>> BEGIN Source excerpt
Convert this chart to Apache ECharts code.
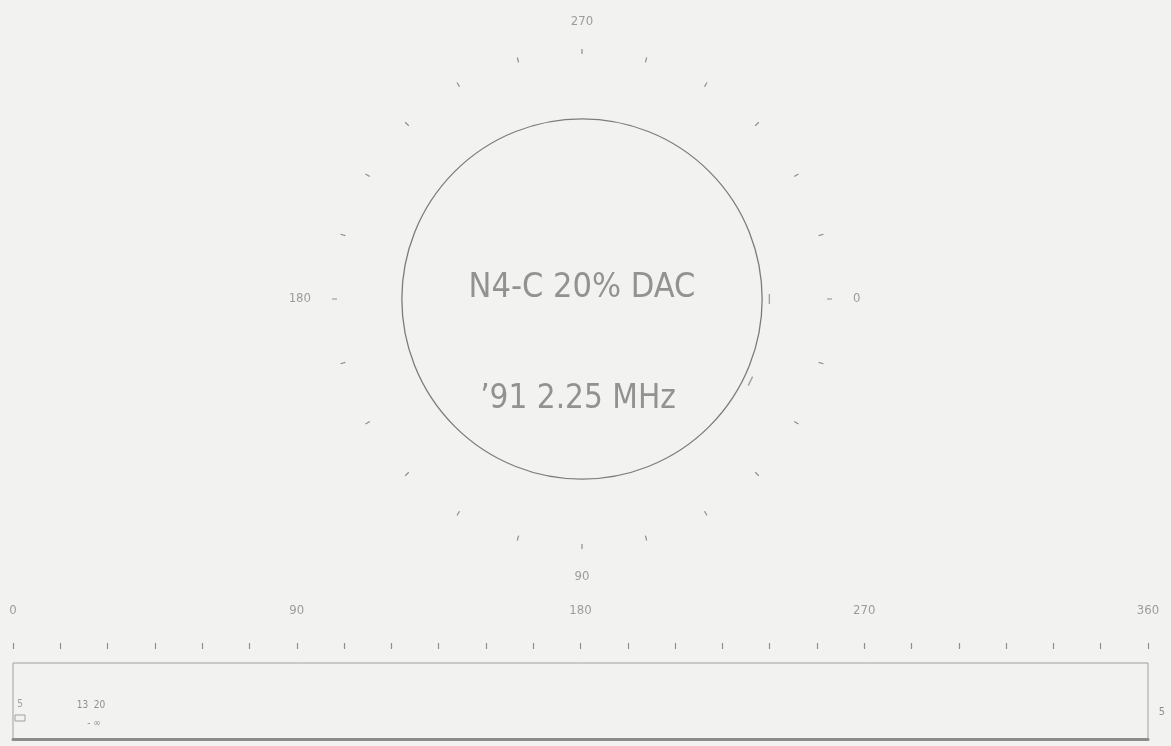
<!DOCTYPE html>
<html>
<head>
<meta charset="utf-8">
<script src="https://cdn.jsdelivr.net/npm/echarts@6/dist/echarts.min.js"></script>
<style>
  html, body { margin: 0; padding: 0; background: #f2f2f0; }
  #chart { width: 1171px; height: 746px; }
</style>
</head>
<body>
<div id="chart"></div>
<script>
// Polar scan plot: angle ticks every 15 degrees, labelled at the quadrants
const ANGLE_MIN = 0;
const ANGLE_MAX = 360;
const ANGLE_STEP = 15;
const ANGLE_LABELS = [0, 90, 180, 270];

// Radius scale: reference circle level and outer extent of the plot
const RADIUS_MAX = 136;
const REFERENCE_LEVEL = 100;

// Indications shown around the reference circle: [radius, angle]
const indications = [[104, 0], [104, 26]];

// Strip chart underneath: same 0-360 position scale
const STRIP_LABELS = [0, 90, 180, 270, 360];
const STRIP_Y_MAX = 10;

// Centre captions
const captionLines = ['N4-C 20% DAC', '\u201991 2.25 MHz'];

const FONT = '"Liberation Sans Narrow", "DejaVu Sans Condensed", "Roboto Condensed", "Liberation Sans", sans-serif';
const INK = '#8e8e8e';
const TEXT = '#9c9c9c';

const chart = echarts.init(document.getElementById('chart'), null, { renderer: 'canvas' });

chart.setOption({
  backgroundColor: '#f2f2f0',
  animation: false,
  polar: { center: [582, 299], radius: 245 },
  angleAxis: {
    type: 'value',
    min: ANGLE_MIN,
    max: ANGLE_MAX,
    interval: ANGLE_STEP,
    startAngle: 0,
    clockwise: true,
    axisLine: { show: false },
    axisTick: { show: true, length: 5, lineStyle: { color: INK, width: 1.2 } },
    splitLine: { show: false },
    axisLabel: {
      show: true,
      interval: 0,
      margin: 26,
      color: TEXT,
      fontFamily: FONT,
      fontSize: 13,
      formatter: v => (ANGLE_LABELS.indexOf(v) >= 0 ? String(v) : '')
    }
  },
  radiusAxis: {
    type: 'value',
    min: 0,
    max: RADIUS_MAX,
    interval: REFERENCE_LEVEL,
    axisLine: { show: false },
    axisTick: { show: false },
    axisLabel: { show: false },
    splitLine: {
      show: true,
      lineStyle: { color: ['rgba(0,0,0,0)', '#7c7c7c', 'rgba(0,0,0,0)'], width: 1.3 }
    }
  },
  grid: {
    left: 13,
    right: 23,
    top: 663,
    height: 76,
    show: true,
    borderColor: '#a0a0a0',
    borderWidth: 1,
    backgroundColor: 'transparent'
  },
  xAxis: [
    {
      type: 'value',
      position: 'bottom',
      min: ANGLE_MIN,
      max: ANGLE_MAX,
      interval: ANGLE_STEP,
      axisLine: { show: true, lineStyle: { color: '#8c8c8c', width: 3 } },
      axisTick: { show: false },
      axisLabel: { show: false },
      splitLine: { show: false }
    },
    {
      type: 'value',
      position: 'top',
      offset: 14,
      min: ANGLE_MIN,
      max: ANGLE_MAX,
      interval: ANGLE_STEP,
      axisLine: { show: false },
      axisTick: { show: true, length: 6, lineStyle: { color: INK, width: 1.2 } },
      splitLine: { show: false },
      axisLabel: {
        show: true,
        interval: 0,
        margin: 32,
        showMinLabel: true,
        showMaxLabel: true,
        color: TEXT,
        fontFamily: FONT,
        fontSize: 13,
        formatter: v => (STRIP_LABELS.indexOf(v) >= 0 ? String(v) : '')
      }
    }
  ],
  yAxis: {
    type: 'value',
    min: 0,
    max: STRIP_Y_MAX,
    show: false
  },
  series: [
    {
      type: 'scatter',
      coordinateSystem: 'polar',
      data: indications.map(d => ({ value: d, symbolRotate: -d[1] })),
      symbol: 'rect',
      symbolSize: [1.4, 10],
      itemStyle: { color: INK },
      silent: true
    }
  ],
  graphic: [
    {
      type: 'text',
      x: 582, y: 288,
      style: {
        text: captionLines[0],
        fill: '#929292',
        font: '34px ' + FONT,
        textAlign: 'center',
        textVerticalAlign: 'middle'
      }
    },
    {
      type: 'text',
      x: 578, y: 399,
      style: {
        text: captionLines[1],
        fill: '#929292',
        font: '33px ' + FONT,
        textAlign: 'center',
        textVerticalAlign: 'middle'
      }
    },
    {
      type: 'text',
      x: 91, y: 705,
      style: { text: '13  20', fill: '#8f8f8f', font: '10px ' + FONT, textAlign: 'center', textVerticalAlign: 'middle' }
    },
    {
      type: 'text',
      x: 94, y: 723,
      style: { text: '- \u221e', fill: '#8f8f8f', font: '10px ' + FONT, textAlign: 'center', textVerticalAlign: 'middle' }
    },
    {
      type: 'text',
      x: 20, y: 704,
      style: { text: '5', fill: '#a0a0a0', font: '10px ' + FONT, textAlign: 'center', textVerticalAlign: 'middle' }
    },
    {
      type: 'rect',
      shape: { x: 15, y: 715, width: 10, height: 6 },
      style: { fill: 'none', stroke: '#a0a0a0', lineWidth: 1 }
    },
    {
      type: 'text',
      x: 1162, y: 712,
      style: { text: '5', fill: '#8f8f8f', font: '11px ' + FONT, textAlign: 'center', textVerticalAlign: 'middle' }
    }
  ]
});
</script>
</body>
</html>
>> END Source excerpt
### Short exercise
Return all of the data exactly as written, and drop the pictures.

### Exercise response
Convert this chart to Apache ECharts code.
<!DOCTYPE html>
<html>
<head>
<meta charset="utf-8">
<script src="https://cdn.jsdelivr.net/npm/echarts@6/dist/echarts.min.js"></script>
<style>
  html, body { margin: 0; padding: 0; background: #f2f2f0; }
  #chart { width: 1171px; height: 746px; }
</style>
</head>
<body>
<div id="chart"></div>
<script>
// Polar scan plot: angle ticks every 15 degrees, labelled at the quadrants
const ANGLE_MIN = 0;
const ANGLE_MAX = 360;
const ANGLE_STEP = 15;
const ANGLE_LABELS = [0, 90, 180, 270];

// Radius scale: reference circle level and outer extent of the plot
const RADIUS_MAX = 136;
const REFERENCE_LEVEL = 100;

// Indications shown around the reference circle: [radius, angle]
const indications = [[104, 0], [104, 26]];

// Strip chart underneath: same 0-360 position scale
const STRIP_LABELS = [0, 90, 180, 270, 360];
const STRIP_Y_MAX = 10;

// Centre captions
const captionLines = ['N4-C 20% DAC', '\u201991 2.25 MHz'];

const FONT = '"Liberation Sans Narrow", "DejaVu Sans Condensed", "Roboto Condensed", "Liberation Sans", sans-serif';
const INK = '#8e8e8e';
const TEXT = '#9c9c9c';

const chart = echarts.init(document.getElementById('chart'), null, { renderer: 'canvas' });

chart.setOption({
  backgroundColor: '#f2f2f0',
  animation: false,
  polar: { center: [582, 299], radius: 245 },
  angleAxis: {
    type: 'value',
    min: ANGLE_MIN,
    max: ANGLE_MAX,
    interval: ANGLE_STEP,
    startAngle: 0,
    clockwise: true,
    axisLine: { show: false },
    axisTick: { show: true, length: 5, lineStyle: { color: INK, width: 1.2 } },
    splitLine: { show: false },
    axisLabel: {
      show: true,
      interval: 0,
      margin: 26,
      color: TEXT,
      fontFamily: FONT,
      fontSize: 13,
      formatter: v => (ANGLE_LABELS.indexOf(v) >= 0 ? String(v) : '')
    }
  },
  radiusAxis: {
    type: 'value',
    min: 0,
    max: RADIUS_MAX,
    interval: REFERENCE_LEVEL,
    axisLine: { show: false },
    axisTick: { show: false },
    axisLabel: { show: false },
    splitLine: {
      show: true,
      lineStyle: { color: ['rgba(0,0,0,0)', '#7c7c7c', 'rgba(0,0,0,0)'], width: 1.3 }
    }
  },
  grid: {
    left: 13,
    right: 23,
    top: 663,
    height: 76,
    show: true,
    borderColor: '#a0a0a0',
    borderWidth: 1,
    backgroundColor: 'transparent'
  },
  xAxis: [
    {
      type: 'value',
      position: 'bottom',
      min: ANGLE_MIN,
      max: ANGLE_MAX,
      interval: ANGLE_STEP,
      axisLine: { show: true, lineStyle: { color: '#8c8c8c', width: 3 } },
      axisTick: { show: false },
      axisLabel: { show: false },
      splitLine: { show: false }
    },
    {
      type: 'value',
      position: 'top',
      offset: 14,
      min: ANGLE_MIN,
      max: ANGLE_MAX,
      interval: ANGLE_STEP,
      axisLine: { show: false },
      axisTick: { show: true, length: 6, lineStyle: { color: INK, width: 1.2 } },
      splitLine: { show: false },
      axisLabel: {
        show: true,
        interval: 0,
        margin: 32,
        showMinLabel: true,
        showMaxLabel: true,
        color: TEXT,
        fontFamily: FONT,
        fontSize: 13,
        formatter: v => (STRIP_LABELS.indexOf(v) >= 0 ? String(v) : '')
      }
    }
  ],
  yAxis: {
    type: 'value',
    min: 0,
    max: STRIP_Y_MAX,
    show: false
  },
  series: [
    {
      type: 'scatter',
      coordinateSystem: 'polar',
      data: indications.map(d => ({ value: d, symbolRotate: -d[1] })),
      symbol: 'rect',
      symbolSize: [1.4, 10],
      itemStyle: { color: INK },
      silent: true
    }
  ],
  graphic: [
    {
      type: 'text',
      x: 582, y: 288,
      style: {
        text: captionLines[0],
        fill: '#929292',
        font: '34px ' + FONT,
        textAlign: 'center',
        textVerticalAlign: 'middle'
      }
    },
    {
      type: 'text',
      x: 578, y: 399,
      style: {
        text: captionLines[1],
        fill: '#929292',
        font: '33px ' + FONT,
        textAlign: 'center',
        textVerticalAlign: 'middle'
      }
    },
    {
      type: 'text',
      x: 91, y: 705,
      style: { text: '13  20', fill: '#8f8f8f', font: '10px ' + FONT, textAlign: 'center', textVerticalAlign: 'middle' }
    },
    {
      type: 'text',
      x: 94, y: 723,
      style: { text: '- \u221e', fill: '#8f8f8f', font: '10px ' + FONT, textAlign: 'center', textVerticalAlign: 'middle' }
    },
    {
      type: 'text',
      x: 20, y: 704,
      style: { text: '5', fill: '#a0a0a0', font: '10px ' + FONT, textAlign: 'center', textVerticalAlign: 'middle' }
    },
    {
      type: 'rect',
      shape: { x: 15, y: 715, width: 10, height: 6 },
      style: { fill: 'none', stroke: '#a0a0a0', lineWidth: 1 }
    },
    {
      type: 'text',
      x: 1162, y: 712,
      style: { text: '5', fill: '#8f8f8f', font: '11px ' + FONT, textAlign: 'center', textVerticalAlign: 'middle' }
    }
  ]
});
</script>
</body>
</html>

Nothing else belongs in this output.